## Objective
Take the line containing "Write the matplotlib code for this chart.", the line containing "from matplotlib import pyplot as plt", and all lines between them, and transcribe them exactly. Leave out pictures.

Lines of data
--- --- ---
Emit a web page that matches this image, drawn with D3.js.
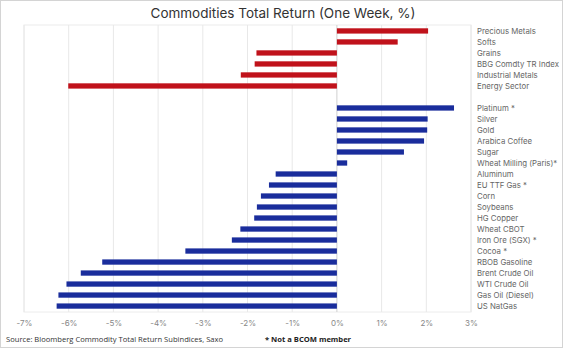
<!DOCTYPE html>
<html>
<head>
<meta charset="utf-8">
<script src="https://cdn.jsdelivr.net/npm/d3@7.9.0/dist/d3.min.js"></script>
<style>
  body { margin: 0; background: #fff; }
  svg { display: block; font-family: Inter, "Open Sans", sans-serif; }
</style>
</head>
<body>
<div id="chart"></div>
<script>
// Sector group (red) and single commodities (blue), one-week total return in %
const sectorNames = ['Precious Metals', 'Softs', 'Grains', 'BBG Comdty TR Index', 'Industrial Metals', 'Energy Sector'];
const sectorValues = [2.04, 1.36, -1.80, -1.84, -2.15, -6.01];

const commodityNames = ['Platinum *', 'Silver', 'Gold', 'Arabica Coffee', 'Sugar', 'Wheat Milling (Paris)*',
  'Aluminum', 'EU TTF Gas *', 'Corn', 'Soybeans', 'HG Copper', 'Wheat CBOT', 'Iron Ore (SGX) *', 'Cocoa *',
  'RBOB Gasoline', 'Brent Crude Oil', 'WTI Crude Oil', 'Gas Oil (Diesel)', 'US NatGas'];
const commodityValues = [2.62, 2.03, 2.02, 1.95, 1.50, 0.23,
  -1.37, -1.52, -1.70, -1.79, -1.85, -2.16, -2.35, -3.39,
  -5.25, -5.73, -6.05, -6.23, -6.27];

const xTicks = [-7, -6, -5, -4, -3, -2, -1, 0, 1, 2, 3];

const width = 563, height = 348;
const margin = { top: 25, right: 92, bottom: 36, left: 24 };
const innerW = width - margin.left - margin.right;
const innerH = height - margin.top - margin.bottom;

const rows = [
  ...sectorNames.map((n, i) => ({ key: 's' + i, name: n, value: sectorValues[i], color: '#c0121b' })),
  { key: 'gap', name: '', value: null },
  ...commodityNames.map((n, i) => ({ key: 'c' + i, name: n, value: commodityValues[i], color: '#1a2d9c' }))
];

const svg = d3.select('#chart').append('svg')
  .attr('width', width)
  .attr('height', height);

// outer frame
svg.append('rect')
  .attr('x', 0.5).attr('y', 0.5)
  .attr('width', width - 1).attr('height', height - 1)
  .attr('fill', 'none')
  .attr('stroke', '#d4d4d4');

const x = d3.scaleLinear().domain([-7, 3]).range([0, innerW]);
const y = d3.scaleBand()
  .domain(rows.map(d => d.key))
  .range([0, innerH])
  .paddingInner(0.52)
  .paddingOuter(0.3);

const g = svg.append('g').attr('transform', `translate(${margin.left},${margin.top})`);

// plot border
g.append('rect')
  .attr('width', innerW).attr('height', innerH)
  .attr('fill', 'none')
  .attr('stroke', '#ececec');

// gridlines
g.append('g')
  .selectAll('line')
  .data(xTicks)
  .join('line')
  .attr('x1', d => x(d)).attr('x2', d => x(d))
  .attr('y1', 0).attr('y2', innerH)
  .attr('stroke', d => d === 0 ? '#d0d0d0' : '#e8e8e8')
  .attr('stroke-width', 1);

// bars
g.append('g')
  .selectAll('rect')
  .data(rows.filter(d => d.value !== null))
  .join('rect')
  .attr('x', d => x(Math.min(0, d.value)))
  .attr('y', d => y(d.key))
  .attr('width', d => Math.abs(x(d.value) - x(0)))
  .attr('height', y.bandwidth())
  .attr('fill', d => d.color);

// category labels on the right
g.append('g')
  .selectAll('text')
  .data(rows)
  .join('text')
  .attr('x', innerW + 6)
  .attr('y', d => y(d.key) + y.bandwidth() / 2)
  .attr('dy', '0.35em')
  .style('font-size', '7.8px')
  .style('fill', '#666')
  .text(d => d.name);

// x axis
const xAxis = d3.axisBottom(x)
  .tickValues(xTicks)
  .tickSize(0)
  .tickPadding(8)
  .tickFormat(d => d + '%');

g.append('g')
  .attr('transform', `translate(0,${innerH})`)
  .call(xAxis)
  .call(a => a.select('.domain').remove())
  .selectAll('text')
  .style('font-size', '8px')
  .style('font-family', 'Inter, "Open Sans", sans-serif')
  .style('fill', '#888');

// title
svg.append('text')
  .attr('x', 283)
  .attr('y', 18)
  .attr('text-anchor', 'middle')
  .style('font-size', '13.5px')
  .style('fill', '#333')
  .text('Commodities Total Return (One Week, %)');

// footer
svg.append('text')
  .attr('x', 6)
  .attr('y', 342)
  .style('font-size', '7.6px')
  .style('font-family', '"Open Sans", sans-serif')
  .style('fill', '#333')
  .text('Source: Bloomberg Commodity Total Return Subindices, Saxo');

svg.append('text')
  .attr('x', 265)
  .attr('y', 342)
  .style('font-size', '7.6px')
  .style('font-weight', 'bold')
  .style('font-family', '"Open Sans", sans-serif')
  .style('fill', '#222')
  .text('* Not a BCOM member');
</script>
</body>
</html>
--- --- ---
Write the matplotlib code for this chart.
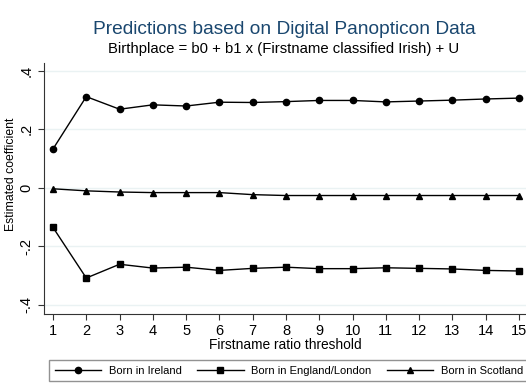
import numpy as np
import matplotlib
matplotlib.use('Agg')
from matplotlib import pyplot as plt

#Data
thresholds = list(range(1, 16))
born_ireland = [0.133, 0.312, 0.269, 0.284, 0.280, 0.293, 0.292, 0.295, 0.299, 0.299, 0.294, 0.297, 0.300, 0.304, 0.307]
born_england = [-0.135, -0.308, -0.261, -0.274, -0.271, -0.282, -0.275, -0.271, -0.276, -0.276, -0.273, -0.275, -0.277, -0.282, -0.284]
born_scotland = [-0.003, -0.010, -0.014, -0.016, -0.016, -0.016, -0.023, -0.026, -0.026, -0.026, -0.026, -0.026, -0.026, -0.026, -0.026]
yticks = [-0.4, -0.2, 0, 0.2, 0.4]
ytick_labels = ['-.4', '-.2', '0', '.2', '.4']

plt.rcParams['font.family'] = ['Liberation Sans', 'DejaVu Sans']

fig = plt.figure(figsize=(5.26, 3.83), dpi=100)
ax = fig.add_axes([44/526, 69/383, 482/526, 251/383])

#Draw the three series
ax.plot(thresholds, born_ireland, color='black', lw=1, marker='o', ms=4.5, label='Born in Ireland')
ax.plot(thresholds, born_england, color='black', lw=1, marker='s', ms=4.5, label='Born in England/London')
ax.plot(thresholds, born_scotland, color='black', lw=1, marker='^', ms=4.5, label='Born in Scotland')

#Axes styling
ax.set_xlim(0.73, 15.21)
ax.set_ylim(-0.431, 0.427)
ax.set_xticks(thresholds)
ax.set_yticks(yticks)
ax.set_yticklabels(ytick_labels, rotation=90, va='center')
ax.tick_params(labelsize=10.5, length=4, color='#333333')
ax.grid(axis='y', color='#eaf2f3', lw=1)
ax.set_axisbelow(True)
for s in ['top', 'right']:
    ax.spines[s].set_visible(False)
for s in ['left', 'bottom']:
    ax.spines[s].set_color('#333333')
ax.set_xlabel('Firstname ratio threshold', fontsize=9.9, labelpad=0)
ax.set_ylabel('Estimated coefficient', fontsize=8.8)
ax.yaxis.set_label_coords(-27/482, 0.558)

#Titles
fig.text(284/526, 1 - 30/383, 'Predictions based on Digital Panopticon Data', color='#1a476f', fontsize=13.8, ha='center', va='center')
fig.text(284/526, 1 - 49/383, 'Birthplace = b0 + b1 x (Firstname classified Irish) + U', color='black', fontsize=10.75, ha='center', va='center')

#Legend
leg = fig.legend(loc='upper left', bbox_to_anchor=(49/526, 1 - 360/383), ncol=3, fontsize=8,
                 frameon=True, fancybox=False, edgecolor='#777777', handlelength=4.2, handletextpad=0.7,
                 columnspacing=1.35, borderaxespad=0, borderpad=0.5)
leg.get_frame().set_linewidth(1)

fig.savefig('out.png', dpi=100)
--- --- ---
## The reply
Write the matplotlib code for this chart.
import numpy as np
import matplotlib
matplotlib.use('Agg')
from matplotlib import pyplot as plt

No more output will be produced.